Si desgranamos la compleja trama nacional de ese panorama en el cual se mueven los ya casi espectrales compatriotas, lidiando con los precios que se disparan hacia arriba, la crítica agonía del sistema de salud pública, la involución educativa y la incertidumbre sobre sus proyecciones para mejorar su calidad de vida, notamos que –salvo honrosas excepciones– los llamados “líderes” viajan automáticamente a otro planeta y despliegan verborragia diletante para, finalmente, no proponer nada concreto.
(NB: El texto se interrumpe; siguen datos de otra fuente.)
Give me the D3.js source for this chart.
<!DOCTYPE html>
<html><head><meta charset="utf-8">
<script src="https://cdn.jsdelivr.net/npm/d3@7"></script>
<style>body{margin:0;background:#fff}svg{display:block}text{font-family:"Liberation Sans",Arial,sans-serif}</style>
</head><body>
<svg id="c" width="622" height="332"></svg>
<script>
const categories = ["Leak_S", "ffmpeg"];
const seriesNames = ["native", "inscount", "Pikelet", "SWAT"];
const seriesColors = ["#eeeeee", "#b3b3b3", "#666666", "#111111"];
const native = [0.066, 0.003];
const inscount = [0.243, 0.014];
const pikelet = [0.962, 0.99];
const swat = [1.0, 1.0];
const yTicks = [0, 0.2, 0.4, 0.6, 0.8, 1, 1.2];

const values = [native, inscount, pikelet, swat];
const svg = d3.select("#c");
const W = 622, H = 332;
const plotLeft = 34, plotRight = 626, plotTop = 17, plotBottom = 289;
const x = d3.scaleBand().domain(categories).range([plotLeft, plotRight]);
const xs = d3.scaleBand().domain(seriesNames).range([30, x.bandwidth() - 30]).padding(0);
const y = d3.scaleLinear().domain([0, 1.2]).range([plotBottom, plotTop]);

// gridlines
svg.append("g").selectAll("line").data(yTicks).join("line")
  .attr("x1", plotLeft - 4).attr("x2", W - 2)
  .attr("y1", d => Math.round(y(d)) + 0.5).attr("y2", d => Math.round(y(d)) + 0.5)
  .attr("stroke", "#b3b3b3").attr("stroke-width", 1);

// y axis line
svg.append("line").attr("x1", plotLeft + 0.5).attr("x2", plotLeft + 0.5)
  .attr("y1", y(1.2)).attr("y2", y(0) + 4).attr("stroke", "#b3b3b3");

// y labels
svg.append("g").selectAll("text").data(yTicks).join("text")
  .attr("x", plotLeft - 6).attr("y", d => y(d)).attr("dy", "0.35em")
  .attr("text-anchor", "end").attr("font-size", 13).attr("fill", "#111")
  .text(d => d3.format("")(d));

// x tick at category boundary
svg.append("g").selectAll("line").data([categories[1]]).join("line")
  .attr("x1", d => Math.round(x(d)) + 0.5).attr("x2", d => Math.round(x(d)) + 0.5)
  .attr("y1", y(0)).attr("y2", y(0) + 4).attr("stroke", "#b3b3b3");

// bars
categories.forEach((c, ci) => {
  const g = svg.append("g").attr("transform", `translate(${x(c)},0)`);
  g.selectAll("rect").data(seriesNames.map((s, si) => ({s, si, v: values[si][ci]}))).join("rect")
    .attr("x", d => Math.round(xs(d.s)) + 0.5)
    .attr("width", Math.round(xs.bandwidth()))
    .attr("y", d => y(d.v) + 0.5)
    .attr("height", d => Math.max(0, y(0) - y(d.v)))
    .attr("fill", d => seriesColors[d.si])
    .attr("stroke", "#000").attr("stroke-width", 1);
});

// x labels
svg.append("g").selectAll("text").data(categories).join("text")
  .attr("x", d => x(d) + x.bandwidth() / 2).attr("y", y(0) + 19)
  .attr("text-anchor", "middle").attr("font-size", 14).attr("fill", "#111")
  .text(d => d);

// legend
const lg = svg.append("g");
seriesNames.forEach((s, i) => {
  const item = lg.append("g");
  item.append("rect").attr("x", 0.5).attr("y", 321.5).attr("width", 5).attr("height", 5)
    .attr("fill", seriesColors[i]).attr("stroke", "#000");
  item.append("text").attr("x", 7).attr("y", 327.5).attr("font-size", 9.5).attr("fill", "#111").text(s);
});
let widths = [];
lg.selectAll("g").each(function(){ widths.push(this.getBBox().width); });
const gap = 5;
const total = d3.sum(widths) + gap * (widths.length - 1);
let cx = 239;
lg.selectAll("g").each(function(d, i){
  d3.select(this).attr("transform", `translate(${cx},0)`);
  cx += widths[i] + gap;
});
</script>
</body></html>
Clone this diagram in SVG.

Cualquiera dirá que, en esencia, ninguna campaña se diferencia de otra. Y tendrá razón. Pero en este marco actual es cuando se necesita visualizar qué modelo de país se pretende y qué mecanismos y estrategias aplicar para, por lo menos peldaño a peldaño, se pueda reencauzar la tremendamente torcida situación que agobia al entorno; puesto que a la pobreza se fueron sumando dosis muy profundas de narcorrealidad, desmoralización en amplios sectores, desconfianza absoluta desde todos y hacia todos.
A sabiendas de que casi siempre resulta fácil domesticar a los segmentos más necesitados y vulnerables, amansar también la furia contenida regando con pago fácil y momentáneo en la compra de cédula el día de las votaciones, no menos real es que existen muchas personas con anhelo de transformar el espacio circundante y dejar de ver y escuchar a los mismos dinosaurios partidarios (y de neófitos que pronto aprenderán el mismo oficio), distantes de la cruda cotidianidad y con la mente puesta en las mieles del poder.
Una ferviente necesidad –para exponer con más concreción los postulados y proyectos de las facciones en pugna– es variar el discurso de choque, de retruques vacuos y mero entretenimiento para retroalimentar el morbo, advertidos en los espacios públicos, hacia expresiones más genuinas, integrando voces de adhesión pero también de crítica constructiva, a través de debates que dejen huellas para seguir avanzando.
También es preciso superar la teatralidad proyectada por dirigentes que se mimetizan en la vida diaria, impregnados de pueblo y lenguaje coloquial, tan solo para calzar coyunturalmente en el ámbito de las necesidades y conseguir aprobación incondicional. Sumemos la obligación de desprenderse de los privilegios propios de la estructura estatal y el mal uso de los recursos con fines meramente electorales, entre quienes deberían renunciar a su cargo para postularse a nuevos o buscar el manido rekutu.
Más allá de las banderías políticas, de las especificaciones ideológicas que persiguen los grupos en pugna y de listas armadas entre cuatro paredes, la confrontación principal radica en el modelo a seguir, que se acerque más a la práctica democrática y a contemplar los intereses de la mayoría; antes que perpetuar los desajustes del poder que llevan a las desigualdades, en las que pocos suben al carro de los privilegios, mientras los segmentos populares deben recorrer a pie –muchos de ellos descalzos– el sendero de ascenso sinuoso hacia el bienestar.
Y como se replica en cada ocasión, los electores tienen el gran poder en sus manos al depositar los votos para diseñar el escenario que querrán ver en los próximos años: seguir arrastrando el statu quo o bien aspirar a transformaciones que oxigenen el marco político con figuras y espacios renovados.